Иногда неожиданно в тюрьме ощущалось какое-то послабление режима. Была такая поговорка в ходу: "Это было при Попове". Но когда был этот добрый начальник тюрьмы, никто не знал. <...> В такой день вместо ненавистной перловки мы получали гороховую кашу. Это был праздник, наверное, на всю тюрьму. За мои шестнадцать тюремных месяца это было всего несколько раз. <...>
И еще радость: каждые десять дней баня. <...> ...баня была для каждой камеры отдельно. После мытья мы могли в присутствии надсмотрщицы остричь ногти на руках и ногах, для этого нам выдавались ножницы. После (Л. 103) бани выдавалось чистое белье, а раз в месяц меняли постельное белье. У каждого были две простыни, солдатское одеяло и неизвестно чем набитая подушка.
Перед баней нам приносили ведро горячей воды, мочалку и мыло, и мы мыли сначала наши земляного цвета стены, а затем цементный пол камеры. В тюрьме строго соблюдалась чистота. Наверное, боялись инфекции.
Пока мы мылись в бане, в камере производился "шмон". <...> Один раз у меня под подушкой нашли обмылок, на котором спичкой было нацарапано с одной стороны "Наташа", - с другой "Сережа". Мне объявили, что за это мне полагается карцер".
Л. 103: "Каждый вечер производилась "поверка": входил дежурный коридорный надзиратель с журналом. Он не имел права называть наши фамилии (не дай бог ошибется, и мы узнаем, кто сидит рядом). <...> Приход коридорного был для нас каким-то событием, ведь в камере появлялся мужчина, и это оживляло наше женское общество..."

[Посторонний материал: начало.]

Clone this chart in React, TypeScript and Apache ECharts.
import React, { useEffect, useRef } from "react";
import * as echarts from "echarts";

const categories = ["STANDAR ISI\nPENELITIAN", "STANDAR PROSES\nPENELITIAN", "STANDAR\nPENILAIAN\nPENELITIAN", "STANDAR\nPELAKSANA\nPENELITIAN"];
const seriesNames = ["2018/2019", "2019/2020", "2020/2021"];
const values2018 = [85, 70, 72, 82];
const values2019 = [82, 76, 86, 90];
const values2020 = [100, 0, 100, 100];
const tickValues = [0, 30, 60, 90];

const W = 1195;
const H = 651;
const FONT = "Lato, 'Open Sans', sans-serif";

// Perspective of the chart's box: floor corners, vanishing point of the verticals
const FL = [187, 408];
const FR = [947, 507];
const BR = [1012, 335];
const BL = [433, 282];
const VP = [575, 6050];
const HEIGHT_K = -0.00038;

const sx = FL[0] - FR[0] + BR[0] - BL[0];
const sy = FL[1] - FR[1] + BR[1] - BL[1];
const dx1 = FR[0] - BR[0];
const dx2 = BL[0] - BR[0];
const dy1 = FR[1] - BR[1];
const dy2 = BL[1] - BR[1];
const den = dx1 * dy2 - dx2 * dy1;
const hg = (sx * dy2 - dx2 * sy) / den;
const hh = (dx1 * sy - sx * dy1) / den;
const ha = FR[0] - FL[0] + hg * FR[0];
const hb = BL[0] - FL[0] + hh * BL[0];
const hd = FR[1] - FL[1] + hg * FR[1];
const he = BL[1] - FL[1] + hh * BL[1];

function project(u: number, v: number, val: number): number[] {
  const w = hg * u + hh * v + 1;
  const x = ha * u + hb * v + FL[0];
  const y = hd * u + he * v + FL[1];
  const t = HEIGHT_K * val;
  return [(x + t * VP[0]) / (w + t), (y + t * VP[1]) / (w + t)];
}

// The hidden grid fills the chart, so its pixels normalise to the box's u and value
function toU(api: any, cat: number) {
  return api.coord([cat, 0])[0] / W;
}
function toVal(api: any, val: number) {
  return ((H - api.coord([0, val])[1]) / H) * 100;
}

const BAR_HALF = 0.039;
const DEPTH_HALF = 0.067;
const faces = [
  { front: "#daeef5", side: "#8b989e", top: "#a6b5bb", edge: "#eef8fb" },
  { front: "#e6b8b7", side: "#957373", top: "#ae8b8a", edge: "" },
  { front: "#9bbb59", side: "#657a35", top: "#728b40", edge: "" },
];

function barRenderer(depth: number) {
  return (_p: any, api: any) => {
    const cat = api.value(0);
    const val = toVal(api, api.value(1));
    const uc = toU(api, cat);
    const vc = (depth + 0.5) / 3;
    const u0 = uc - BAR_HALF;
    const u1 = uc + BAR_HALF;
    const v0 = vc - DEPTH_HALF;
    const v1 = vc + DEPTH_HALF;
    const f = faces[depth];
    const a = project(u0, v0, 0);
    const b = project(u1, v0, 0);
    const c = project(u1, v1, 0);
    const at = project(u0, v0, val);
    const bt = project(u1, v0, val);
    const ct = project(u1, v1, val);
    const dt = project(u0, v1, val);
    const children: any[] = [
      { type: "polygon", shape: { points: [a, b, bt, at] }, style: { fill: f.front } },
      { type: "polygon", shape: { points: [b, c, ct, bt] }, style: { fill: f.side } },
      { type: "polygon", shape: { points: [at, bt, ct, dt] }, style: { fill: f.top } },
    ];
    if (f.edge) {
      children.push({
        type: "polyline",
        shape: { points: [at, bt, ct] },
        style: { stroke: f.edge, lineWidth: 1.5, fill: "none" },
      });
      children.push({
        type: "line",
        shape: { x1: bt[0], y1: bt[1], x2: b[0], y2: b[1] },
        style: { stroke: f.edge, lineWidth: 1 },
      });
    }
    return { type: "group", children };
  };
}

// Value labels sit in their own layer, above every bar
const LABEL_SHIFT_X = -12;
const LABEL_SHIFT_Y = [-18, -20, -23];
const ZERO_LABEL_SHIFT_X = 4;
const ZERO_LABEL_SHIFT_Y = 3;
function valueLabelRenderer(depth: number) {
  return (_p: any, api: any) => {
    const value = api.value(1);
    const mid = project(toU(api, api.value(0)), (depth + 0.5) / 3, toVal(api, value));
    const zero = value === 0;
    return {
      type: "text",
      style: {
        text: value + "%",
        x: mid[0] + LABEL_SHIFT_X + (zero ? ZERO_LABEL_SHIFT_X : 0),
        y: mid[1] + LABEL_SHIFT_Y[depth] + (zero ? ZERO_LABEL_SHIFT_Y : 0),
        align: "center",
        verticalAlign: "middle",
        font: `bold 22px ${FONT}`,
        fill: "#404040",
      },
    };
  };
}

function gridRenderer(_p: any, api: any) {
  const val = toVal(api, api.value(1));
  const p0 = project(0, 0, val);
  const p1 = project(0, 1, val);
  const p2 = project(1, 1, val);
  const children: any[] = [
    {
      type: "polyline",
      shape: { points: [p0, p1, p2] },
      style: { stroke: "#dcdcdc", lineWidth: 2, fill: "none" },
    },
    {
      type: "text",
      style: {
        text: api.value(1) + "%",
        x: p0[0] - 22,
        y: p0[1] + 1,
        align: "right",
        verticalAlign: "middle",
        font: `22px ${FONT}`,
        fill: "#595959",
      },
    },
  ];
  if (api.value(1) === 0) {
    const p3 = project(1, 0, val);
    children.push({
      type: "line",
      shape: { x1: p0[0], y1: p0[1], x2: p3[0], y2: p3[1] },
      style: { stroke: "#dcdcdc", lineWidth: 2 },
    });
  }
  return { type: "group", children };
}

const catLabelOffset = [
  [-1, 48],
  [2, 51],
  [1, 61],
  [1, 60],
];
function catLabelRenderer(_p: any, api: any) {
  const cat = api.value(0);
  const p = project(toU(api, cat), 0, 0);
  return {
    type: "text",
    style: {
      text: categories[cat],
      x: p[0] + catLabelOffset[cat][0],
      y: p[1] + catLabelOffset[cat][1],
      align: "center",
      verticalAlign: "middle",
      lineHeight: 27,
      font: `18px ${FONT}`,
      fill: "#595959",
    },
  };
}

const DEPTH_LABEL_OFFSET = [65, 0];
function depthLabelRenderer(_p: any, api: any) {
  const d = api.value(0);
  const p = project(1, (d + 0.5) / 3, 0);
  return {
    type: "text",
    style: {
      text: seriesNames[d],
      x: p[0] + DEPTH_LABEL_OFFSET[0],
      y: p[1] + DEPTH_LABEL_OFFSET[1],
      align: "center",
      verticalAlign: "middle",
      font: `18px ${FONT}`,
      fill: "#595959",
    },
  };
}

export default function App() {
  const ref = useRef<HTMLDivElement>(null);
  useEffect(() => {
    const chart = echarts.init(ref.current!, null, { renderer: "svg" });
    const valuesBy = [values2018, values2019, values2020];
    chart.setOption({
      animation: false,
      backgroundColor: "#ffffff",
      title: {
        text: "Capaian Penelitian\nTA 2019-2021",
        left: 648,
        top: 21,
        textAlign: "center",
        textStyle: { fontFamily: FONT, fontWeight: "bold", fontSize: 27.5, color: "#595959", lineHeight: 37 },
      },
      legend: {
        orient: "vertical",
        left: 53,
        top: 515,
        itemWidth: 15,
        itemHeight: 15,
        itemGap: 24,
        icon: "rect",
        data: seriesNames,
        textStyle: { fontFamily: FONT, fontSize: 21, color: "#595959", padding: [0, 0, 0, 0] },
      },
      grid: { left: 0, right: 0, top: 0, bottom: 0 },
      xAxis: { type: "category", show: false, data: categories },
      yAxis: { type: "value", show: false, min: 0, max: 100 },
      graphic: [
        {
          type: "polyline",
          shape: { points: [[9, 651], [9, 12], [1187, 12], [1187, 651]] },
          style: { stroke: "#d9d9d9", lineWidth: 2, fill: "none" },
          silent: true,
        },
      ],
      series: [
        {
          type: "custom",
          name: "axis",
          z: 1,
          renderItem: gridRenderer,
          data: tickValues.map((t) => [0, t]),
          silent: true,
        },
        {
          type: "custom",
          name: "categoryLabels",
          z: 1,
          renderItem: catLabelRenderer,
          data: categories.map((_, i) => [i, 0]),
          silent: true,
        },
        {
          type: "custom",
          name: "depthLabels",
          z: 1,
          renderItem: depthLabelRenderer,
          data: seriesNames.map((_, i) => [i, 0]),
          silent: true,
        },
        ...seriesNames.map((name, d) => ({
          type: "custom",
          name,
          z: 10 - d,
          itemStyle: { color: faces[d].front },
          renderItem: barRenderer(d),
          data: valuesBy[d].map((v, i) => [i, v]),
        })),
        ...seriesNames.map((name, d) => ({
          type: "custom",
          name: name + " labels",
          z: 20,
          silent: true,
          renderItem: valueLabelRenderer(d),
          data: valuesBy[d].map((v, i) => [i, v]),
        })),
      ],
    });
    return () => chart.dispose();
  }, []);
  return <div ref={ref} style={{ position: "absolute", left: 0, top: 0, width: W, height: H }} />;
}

Л. 114: "...я ежедневно, кроме положенной прогулки, проходила по камере 4 километра. Не меньше! Такое мы давали себе задание и выполняли его неукоснительно. Мы измерили длину камеры от двери до окна и вычислили число "проходок" туда-сюда, чтобы получилось четыре километра. Чтобы не сбиться со счета во время ходьбы, мы в одну руку брали все пятьдесят спичек из коробки и каждый раз при повороте от двери к окну перекладывали одну спичку в другую руку. И так, пока не окажутся все пятьдесят спичек в другой руке. Затем шагаешь дальше, снова перекладывая спички, пока не будет выполнена норма".